Originally posted by Wheatfield ...my experience over the past 4 decades of product use, especially cameras tells me that products rolling off an assembly line are bound to have the occasional flaw.
I don't think anyone thinks that every single copy will be perfect. I think what BillO and I take issue with is that the design is flawed, i.e., every single copy of the camera (or a very large batch) has the same problem.
The K-7 had a green line syndrome and a shutter blur problem. The latter was never addressed. The K-5 has less of a shutter problem but it isn't as good as the K20D (most likely because the engineers weren't aware of the K-7's problem and only somewhat accidentally reduced the problem for the K-5 probably in an attempt to make the shutter even quieter).

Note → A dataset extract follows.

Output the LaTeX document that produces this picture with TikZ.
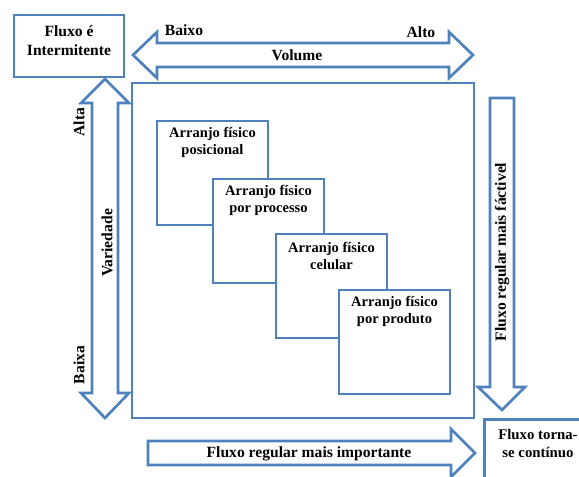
\documentclass[tikz,border=0pt]{standalone}
\usepackage{fontspec}
\setmainfont{Liberation Serif}
\definecolor{frame}{RGB}{79,129,189}
\begin{document}
\begin{tikzpicture}[x=1pt,y=-1pt,
  edge/.style={draw=frame, line width=2.7pt, line join=miter},
  blockarrow/.style={edge, fill=white},
  card/.style={edge, fill=white, rectangle, inner sep=0pt,
    minimum width=111pt, minimum height=104pt},
  lbl/.style={font=\bfseries\fontsize{14.5}{17}\selectfont, align=center, inner sep=0pt},
  biglbl/.style={lbl, font=\bfseries\fontsize{15.6}{19}\selectfont},
  vlbl/.style={biglbl, rotate=90}]
\useasboundingbox (0,0) rectangle (579,477);

% outer frame holding the four layouts
\node[edge, rectangle, inner sep=0pt, minimum width=342pt, minimum height=335pt] (frameBox) at (303,250.5) {};

% the four layout types, stepping down to the right
\node[card] (pos) at (212.5,173) {};
\node[lbl] (posT) at (212.5,142.5) {Arranjo físico\\posicional};
\node[card] (proc) at (268.5,231) {};
\node[lbl] (procT) at (268.5,200.5) {Arranjo físico\\por processo};
\node[card] (cel) at (331.5,286) {};
\node[lbl] (celT) at (331.5,255.5) {Arranjo físico\\celular};
\node[card] (prod) at (394.5,342) {};
\node[lbl] (prodT) at (394.5,311.5) {Arranjo físico\\por produto};

% corner boxes
\node[edge, rectangle, inner sep=0pt, minimum width=110pt, minimum height=62pt] (interm) at (69,46) {};
\node[biglbl] (intermT) at (69,40.5) {Fluxo é\\Intermitente};
\node[edge, rectangle, inner sep=0pt, minimum width=130pt, minimum height=90pt, anchor=north west] (cont) at (483,418) {};
\node[lbl, font=\bfseries\fontsize{14.8}{17.5}\selectfont] (contT) at (538,443.5) {Fluxo torna-\\se contínuo};

% volume axis (double block arrow)
\draw[blockarrow] (133,55) -- (157,32) -- (157,43) -- (449,43) -- (449,32) -- (473,55)
  -- (449,78) -- (449,67) -- (157,67) -- (157,78) -- cycle;
\node[biglbl] (baixoT) at (184,30) {Baixo};
\node[biglbl] (altoT) at (421,32) {Alto};
\node[biglbl] (volT) at (297,55) {Volume};

% variety axis (double block arrow)
\draw[blockarrow] (105,79) -- (129,103) -- (118,103) -- (118,393) -- (129,393) -- (105,418)
  -- (81,393) -- (92,393) -- (92,103) -- (81,103) -- cycle;
\node[vlbl] (altaT) at (79,122) {Alta};
\node[vlbl] (baixaT) at (79,365) {Baixa};
\node[vlbl] (varT) at (107,243) {Variedade};

% flow arrows
\draw[blockarrow] (490,98) -- (514,98) -- (514,387) -- (525,387) -- (502,410)
  -- (478,387) -- (490,387) -- cycle;
\node[vlbl] (viavelT) at (502,252) {Fluxo regular mais  fáctivel};
\draw[blockarrow] (148,441) -- (451,441) -- (451,429) -- (475,453) -- (451,477)
  -- (451,465) -- (148,465) -- cycle;
\node[biglbl] (impT) at (309,454) {Fluxo regular mais importante};
\end{tikzpicture}
\end{document}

We all know the problems the K-5 had and has (the
FF problem is apparently not solved yet).
Cameras in the price bracket of the K-5 are supposed to be optical precision instruments. I think it is reasonable to expect respective performance.
Of course there are business realities and it probably was better for Pentax to get the K-5 out early in order to not have it appear as a "me too Nikon D7000" and lose a lot of sales to Nikon. But still, isn't the mentality to accept eroding product quality as having a mature approach to unchangeable realities, as a matter of fact, shaping the reality in undesirable ways?
It seems customers can only vote with their wallets so it appears entirely reasonable to me if they do.